Rick Santorum (former U.S. Senator-Pennsylvania, former U.S. Congressman-PA, Presidential campaign (2012), and he once represented the World Wrestling Federation in Court): Santorum would: 1) push an economic plan with a “flat and fair tax” (combination of cuts & simplification), ask for a very moderate minimum wage increase, and “end the IRS as we know it”; 2) increase border security and reduce immigration by 250,000 people annually; 3) continue his fight against same-sex marriage and against abortion; 4) return local education control to school districts and communities and get rid of the Common Core; 5) push for more drilling, oil & gas, and does not believe humans play any role in climate change; 6) repeal the ACA and replace it with a mix of Health Savings Accounts (HSAs) and tax credits and high risk pools for those who qualify; and 7) would “consider cutting cost-of-living increases” for current Social Security recipients.

Donald Trump (according to The Donald’s campaign site, he is “…the very definition of the American success story…”; if that story contained a real-estate tycoon as a father and business practices that are likened to that of a slumlord, then yes, that would qualify as “the very definition”, but I have trouble believing that the majority of people would accept his idea of an American success story. Beyond that, his political career is filled with possible campaigns that never materialized, stumping on behalf of other candidates, and twice being named the “Statesman of the Year” by the Sarasota, Florida, Republican Party (for what it’s worth)). Trump’s beliefs are no secret, ever, though his party loyalties change somewhat frequently, like the University of Oregon football team’s uniforms. Here is where he stands, currently: 1) climate change is a hoax that was created by the Chinese to gain a competitive advantage in manufacturing; 2) wind turbines (energy production) are bad environmentally and aesthetically (but no mention of how nice a fracking rig looks on the skyline, or the beauty achieved through removal of an Appalachian mountaintop); 3) Social Security and Medicare should be left alone (he “know[s] where to get the money from”. [and] Nobody else does.”); 4) pro 2nd Amendment but supports banning assault rifles and is ok with a longer waiting period; 5) against a path to citizenship for undocumented immigrants but would give foreign college students legal status if they graduate from an American university, wants more European immigrants, but not immigrants from south of the U.S. border; 6) repeal and replace the ACA…with something akin to Canada’s system, aka, universal healthcare (not sure what to make of this); 7) pro-life and anti-same-sex marriage; and 8) would get rid of corporate taxes altogether and decrease the individual tax rate.

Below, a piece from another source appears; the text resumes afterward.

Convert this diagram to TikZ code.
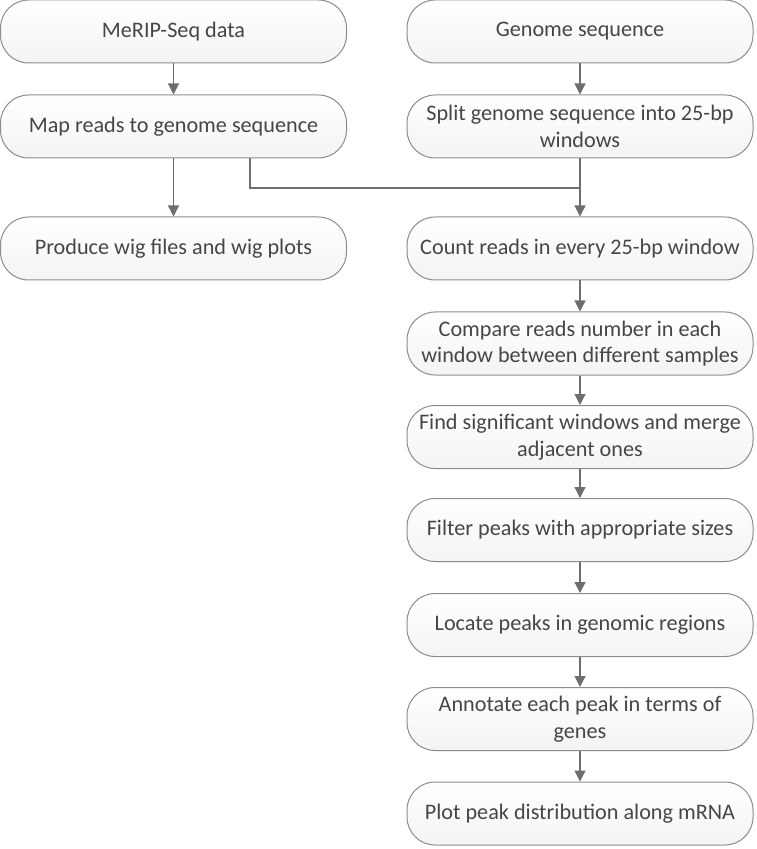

Potential Republican Candidates:

Chris Christie (current Governor-New Jersey, former District Attorney for the District of New Jersey, said he will announce on Tuesday, June 30th, and has attended more than 100 Bruce Springsteen concerts)

Scott Walker (current Governor-Wisconsin, former State Assembly member-WI, and counts the Koch Brothers as supporters)

John Kasich (current Governor-Ohio, former U.S. Congressman-Ohio, former Ohio State Senator, and he is not a fan of the Coen Brothers’ Academy Award winning Fargo)

Between here and Iowa, a lot can change. My next update (closer to Iowa’s caucuses) will focus on a smaller list of candidates and include domestic and foreign policy issues.